Depending on the geometry and the nature of the fluid and
materials, the determination of different fluid interfaces may be
more sensitive to one test than to the other. Thus, by using the
combination of the steady state and relaxation tests, as outlined
in FIG. 8, the positioning of the well fluid layers and interfaces
may be more accurately determined.
[0043] In fields where steam flooding is employed, a Layer of fresh
water may be produced from condensed saline formation water. Thus,
there may be in effect, a fourth fluid layer. Knowledge of the
position of this layer may be useful. However, determining the
boundaries of the fresh and saline water layers may be more
difficult than the determination of the other boundaries because
the fresh and saline water have very similar thermal conductivities
and thermal capacities.

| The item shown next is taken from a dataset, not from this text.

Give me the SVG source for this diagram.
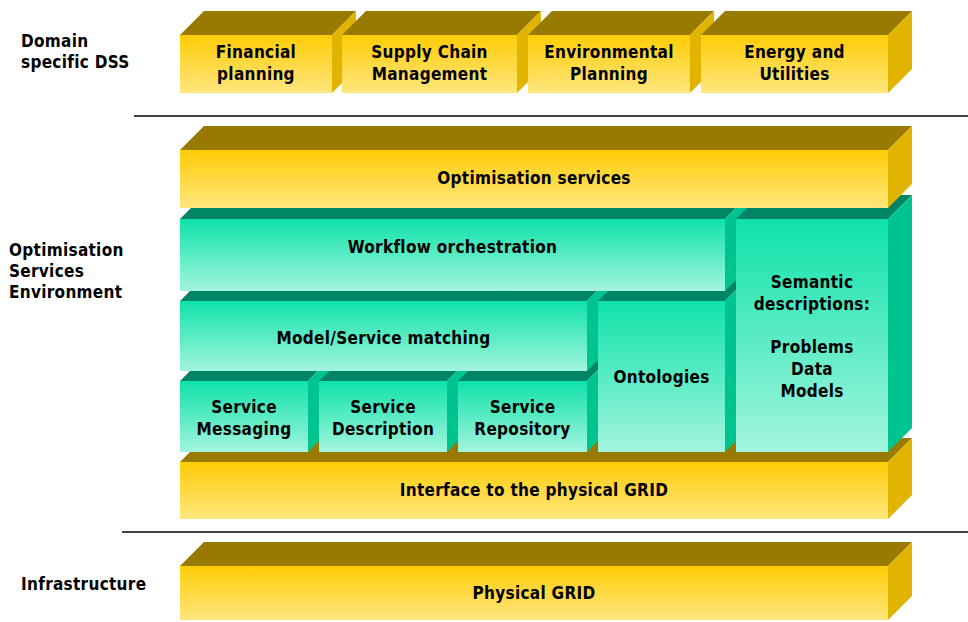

Therefore, the use of a more sensitive
technique (such as the technique 300 (FIG. 7), for example) may be
able to distinguish the fresh and saline layers and the interface
in between.
[0044] Other systems and techniques are contemplated and are within
the scope of the appended claims. For example, referring to FIG. 9,
a technique 400 in accordance with some embodiments of the
invention includes deploying a distributed temperature sensor in a
container inside a conduit that extends through fluid layers
present in the container, pursuant to block 404. The distributed
temperature sensor is used (block 413) to determine the initial
steady state profile prior to the circulation of a fluid that is
contained in the conduit. The fluid is then communicated (forced
through by a pump, for example) through the conduit, pursuant to
block 412; and the distributed temperature sensor is used to
observe a temperature profile of fluid in the conduit, pursuant to
block 414. Thus, the particular profile observed depends on whether
the relaxation test, the steady state test or a combination thereof
is used. Based on the observed temperature profile, a
characteristic of at least one of the fluid layers is identified,
pursuant to block 416.
[0045] As another variation, in accordance with some embodiments of
the invention, the DTS system described herein may be combined with
other downhole sensor-based subsystems. In this regard, in
accordance with some embodiments of the invention, one or more
pressure sensors (as an example) may be disposed downhole in the
well to measure pressure(s) of the well fluid layer(s).
[0046] While the present invention has been described with respect
to a limited number of embodiments, those skilled in the art,
having the benefit of this disclosure, will appreciate numerous
modifications and variations therefrom. It is intended that the
appended claims cover all such modifications and variations as fall
within the true spirit and scope of this present invention.